# What you need to do
Images should be left out, and everything else in the listing reproduced exactly.

# Dataset content
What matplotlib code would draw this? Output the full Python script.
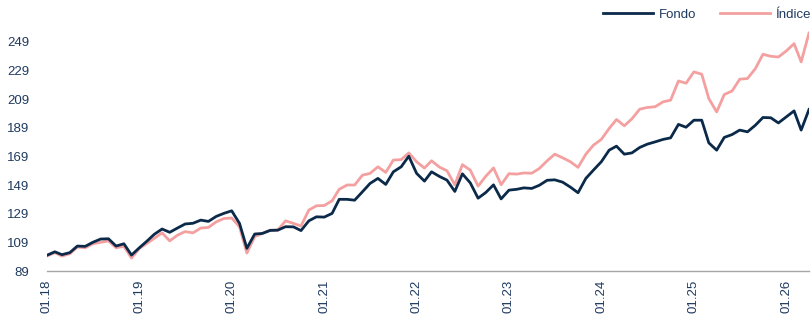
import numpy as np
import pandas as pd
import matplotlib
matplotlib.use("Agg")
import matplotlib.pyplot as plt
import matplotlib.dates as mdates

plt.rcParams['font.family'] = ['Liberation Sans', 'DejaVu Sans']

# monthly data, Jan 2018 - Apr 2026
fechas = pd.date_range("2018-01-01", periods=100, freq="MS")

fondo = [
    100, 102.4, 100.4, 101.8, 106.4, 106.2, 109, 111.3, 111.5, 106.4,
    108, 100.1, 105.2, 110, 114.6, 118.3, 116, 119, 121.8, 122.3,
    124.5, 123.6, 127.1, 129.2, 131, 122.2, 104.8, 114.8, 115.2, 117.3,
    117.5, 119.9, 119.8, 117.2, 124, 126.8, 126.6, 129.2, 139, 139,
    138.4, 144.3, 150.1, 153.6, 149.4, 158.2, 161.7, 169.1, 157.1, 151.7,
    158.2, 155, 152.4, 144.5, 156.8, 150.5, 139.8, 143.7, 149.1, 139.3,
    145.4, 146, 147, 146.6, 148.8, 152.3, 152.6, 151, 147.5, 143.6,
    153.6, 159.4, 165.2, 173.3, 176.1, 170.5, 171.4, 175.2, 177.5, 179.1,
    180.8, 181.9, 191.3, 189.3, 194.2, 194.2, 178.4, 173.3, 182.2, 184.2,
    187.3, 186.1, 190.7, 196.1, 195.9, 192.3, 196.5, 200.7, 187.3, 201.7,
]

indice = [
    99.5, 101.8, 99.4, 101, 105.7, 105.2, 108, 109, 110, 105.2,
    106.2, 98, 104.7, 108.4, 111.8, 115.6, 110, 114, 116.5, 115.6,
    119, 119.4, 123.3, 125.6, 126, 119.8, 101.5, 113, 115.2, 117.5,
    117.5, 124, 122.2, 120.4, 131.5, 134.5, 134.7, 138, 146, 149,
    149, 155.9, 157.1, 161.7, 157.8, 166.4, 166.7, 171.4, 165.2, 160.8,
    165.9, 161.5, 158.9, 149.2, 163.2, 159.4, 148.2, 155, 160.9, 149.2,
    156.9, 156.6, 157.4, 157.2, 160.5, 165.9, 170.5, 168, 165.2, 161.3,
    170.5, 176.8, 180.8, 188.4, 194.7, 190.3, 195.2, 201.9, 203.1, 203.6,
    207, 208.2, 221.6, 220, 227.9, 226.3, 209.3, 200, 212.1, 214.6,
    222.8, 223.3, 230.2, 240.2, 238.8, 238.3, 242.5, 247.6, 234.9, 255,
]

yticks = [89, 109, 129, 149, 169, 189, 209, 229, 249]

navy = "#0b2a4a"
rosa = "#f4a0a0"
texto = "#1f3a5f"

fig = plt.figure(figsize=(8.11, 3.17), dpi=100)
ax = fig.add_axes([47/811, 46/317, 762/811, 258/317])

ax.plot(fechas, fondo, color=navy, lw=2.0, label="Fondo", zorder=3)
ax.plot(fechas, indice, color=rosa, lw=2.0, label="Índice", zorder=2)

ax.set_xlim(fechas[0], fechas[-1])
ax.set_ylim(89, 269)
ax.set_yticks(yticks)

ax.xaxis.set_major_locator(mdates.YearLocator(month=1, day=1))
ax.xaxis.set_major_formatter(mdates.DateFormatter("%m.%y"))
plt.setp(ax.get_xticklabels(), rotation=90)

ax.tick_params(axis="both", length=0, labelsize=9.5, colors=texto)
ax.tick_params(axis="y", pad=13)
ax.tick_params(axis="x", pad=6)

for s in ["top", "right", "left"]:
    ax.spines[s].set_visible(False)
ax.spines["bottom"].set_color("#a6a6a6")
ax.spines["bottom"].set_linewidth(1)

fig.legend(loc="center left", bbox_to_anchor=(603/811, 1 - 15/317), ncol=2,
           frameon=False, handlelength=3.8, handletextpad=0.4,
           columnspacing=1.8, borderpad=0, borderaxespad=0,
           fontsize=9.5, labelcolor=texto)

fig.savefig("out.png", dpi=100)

# Response to the exercise
What matplotlib code would draw this? Output the full Python script.
import numpy as np
import pandas as pd
import matplotlib
matplotlib.use("Agg")
import matplotlib.pyplot as plt
import matplotlib.dates as mdates

plt.rcParams['font.family'] = ['Liberation Sans', 'DejaVu Sans']

# monthly data, Jan 2018 - Apr 2026
fechas = pd.date_range("2018-01-01", periods=100, freq="MS")

fondo = [
    100, 102.4, 100.4, 101.8, 106.4, 106.2, 109, 111.3, 111.5, 106.4,
    108, 100.1, 105.2, 110, 114.6, 118.3, 116, 119, 121.8, 122.3,
    124.5, 123.6, 127.1, 129.2, 131, 122.2, 104.8, 114.8, 115.2, 117.3,
    117.5, 119.9, 119.8, 117.2, 124, 126.8, 126.6, 129.2, 139, 139,
    138.4, 144.3, 150.1, 153.6, 149.4, 158.2, 161.7, 169.1, 157.1, 151.7,
    158.2, 155, 152.4, 144.5, 156.8, 150.5, 139.8, 143.7, 149.1, 139.3,
    145.4, 146, 147, 146.6, 148.8, 152.3, 152.6, 151, 147.5, 143.6,
    153.6, 159.4, 165.2, 173.3, 176.1, 170.5, 171.4, 175.2, 177.5, 179.1,
    180.8, 181.9, 191.3, 189.3, 194.2, 194.2, 178.4, 173.3, 182.2, 184.2,
    187.3, 186.1, 190.7, 196.1, 195.9, 192.3, 196.5, 200.7, 187.3, 201.7,
]

indice = [
    99.5, 101.8, 99.4, 101, 105.7, 105.2, 108, 109, 110, 105.2,
    106.2, 98, 104.7, 108.4, 111.8, 115.6, 110, 114, 116.5, 115.6,
    119, 119.4, 123.3, 125.6, 126, 119.8, 101.5, 113, 115.2, 117.5,
    117.5, 124, 122.2, 120.4, 131.5, 134.5, 134.7, 138, 146, 149,
    149, 155.9, 157.1, 161.7, 157.8, 166.4, 166.7, 171.4, 165.2, 160.8,
    165.9, 161.5, 158.9, 149.2, 163.2, 159.4, 148.2, 155, 160.9, 149.2,
    156.9, 156.6, 157.4, 157.2, 160.5, 165.9, 170.5, 168, 165.2, 161.3,
    170.5, 176.8, 180.8, 188.4, 194.7, 190.3, 195.2, 201.9, 203.1, 203.6,
    207, 208.2, 221.6, 220, 227.9, 226.3, 209.3, 200, 212.1, 214.6,
    222.8, 223.3, 230.2, 240.2, 238.8, 238.3, 242.5, 247.6, 234.9, 255,
]

yticks = [89, 109, 129, 149, 169, 189, 209, 229, 249]

navy = "#0b2a4a"
rosa = "#f4a0a0"
texto = "#1f3a5f"

fig = plt.figure(figsize=(8.11, 3.17), dpi=100)
ax = fig.add_axes([47/811, 46/317, 762/811, 258/317])

ax.plot(fechas, fondo, color=navy, lw=2.0, label="Fondo", zorder=3)
ax.plot(fechas, indice, color=rosa, lw=2.0, label="Índice", zorder=2)

ax.set_xlim(fechas[0], fechas[-1])
ax.set_ylim(89, 269)
ax.set_yticks(yticks)

ax.xaxis.set_major_locator(mdates.YearLocator(month=1, day=1))
ax.xaxis.set_major_formatter(mdates.DateFormatter("%m.%y"))
plt.setp(ax.get_xticklabels(), rotation=90)

ax.tick_params(axis="both", length=0, labelsize=9.5, colors=texto)
ax.tick_params(axis="y", pad=13)
ax.tick_params(axis="x", pad=6)

for s in ["top", "right", "left"]:
    ax.spines[s].set_visible(False)
ax.spines["bottom"].set_color("#a6a6a6")
ax.spines["bottom"].set_linewidth(1)

fig.legend(loc="center left", bbox_to_anchor=(603/811, 1 - 15/317), ncol=2,
           frameon=False, handlelength=3.8, handletextpad=0.4,
           columnspacing=1.8, borderpad=0, borderaxespad=0,
           fontsize=9.5, labelcolor=texto)

fig.savefig("out.png", dpi=100)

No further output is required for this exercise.